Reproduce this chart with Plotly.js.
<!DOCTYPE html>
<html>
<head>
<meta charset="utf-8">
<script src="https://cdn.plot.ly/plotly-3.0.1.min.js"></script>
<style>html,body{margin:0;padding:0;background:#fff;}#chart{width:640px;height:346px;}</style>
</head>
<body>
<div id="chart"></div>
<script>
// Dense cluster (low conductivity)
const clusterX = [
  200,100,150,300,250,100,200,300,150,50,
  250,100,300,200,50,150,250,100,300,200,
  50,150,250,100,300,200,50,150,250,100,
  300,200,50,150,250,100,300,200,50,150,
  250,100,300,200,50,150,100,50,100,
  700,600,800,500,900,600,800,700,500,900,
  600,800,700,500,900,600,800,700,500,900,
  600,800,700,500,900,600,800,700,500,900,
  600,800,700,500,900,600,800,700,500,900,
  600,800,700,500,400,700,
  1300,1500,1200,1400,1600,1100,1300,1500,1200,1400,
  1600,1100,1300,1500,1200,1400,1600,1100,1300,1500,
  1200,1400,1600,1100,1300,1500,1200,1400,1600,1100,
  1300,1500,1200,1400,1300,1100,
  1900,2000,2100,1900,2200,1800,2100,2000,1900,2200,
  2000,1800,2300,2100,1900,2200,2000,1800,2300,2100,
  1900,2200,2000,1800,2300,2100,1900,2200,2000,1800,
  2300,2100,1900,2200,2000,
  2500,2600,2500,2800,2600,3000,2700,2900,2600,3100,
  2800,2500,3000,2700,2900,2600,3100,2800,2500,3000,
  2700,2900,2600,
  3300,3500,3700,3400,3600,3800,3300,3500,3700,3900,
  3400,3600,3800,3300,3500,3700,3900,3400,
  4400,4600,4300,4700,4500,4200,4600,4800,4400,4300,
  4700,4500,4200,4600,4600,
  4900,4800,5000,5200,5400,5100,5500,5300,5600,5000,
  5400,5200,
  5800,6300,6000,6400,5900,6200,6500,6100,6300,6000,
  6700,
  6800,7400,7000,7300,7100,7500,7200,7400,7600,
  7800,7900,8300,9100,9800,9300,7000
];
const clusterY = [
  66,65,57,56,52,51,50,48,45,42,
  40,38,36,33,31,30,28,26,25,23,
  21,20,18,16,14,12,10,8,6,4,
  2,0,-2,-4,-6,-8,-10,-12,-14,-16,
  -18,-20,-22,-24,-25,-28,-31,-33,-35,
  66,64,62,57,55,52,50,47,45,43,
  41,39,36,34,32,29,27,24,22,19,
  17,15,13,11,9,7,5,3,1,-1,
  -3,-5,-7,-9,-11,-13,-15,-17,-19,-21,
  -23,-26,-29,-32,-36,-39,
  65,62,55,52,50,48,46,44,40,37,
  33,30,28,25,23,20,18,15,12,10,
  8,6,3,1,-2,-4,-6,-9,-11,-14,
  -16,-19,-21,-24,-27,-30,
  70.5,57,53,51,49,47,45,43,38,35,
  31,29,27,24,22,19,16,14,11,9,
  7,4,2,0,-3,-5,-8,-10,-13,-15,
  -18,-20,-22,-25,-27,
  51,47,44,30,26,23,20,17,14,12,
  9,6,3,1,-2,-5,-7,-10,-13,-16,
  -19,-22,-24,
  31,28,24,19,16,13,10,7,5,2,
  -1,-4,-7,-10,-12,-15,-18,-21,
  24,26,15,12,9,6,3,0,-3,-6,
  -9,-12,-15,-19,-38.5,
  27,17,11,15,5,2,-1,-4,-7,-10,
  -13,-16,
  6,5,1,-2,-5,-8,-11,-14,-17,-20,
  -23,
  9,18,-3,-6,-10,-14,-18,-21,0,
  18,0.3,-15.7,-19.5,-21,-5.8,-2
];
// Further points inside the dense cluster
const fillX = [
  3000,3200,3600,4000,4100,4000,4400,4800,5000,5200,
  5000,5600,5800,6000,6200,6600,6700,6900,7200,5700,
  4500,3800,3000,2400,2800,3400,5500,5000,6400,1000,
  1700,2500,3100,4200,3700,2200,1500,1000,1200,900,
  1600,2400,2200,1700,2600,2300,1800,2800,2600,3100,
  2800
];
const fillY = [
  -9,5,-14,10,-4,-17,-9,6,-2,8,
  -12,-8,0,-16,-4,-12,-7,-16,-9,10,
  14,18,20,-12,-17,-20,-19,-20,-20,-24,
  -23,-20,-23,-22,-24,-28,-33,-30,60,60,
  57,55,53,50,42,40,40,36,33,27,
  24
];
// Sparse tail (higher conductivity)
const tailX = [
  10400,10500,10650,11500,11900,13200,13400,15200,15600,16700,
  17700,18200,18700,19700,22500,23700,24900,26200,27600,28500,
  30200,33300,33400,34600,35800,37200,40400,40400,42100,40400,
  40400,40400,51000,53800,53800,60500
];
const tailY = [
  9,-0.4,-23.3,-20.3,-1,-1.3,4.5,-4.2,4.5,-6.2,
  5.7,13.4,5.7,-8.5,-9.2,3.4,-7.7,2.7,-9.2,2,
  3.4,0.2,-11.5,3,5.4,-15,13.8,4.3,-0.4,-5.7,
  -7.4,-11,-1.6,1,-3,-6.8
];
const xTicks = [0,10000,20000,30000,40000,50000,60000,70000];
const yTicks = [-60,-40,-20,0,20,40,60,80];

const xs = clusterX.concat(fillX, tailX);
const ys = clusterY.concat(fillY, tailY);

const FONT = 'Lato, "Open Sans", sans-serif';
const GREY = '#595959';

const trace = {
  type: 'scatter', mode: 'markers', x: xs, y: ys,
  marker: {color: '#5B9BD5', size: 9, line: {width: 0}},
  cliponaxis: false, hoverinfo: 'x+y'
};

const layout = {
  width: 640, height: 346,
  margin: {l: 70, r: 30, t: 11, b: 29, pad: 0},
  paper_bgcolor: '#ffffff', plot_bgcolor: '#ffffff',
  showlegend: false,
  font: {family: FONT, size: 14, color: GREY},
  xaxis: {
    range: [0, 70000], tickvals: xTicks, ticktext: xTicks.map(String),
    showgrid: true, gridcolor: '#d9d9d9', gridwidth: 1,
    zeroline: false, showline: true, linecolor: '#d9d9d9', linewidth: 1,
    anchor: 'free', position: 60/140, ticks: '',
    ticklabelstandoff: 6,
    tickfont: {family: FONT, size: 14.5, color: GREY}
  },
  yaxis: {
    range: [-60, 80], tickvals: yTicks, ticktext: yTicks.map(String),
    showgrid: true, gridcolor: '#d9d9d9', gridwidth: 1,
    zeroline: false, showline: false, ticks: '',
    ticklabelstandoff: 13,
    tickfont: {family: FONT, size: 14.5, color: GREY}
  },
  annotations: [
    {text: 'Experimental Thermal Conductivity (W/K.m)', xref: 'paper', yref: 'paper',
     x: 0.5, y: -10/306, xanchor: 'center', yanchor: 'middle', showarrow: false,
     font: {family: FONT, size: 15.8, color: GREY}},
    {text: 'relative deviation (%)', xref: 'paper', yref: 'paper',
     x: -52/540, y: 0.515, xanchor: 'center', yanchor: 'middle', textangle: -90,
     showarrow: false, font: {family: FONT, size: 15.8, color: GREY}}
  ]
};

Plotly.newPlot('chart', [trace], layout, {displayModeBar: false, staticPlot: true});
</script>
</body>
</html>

WHAT IS BEING ASKED: Give nothing but the count of lines in the listing above that hold the string "chart".

ANSWER FOR THE TASK: 4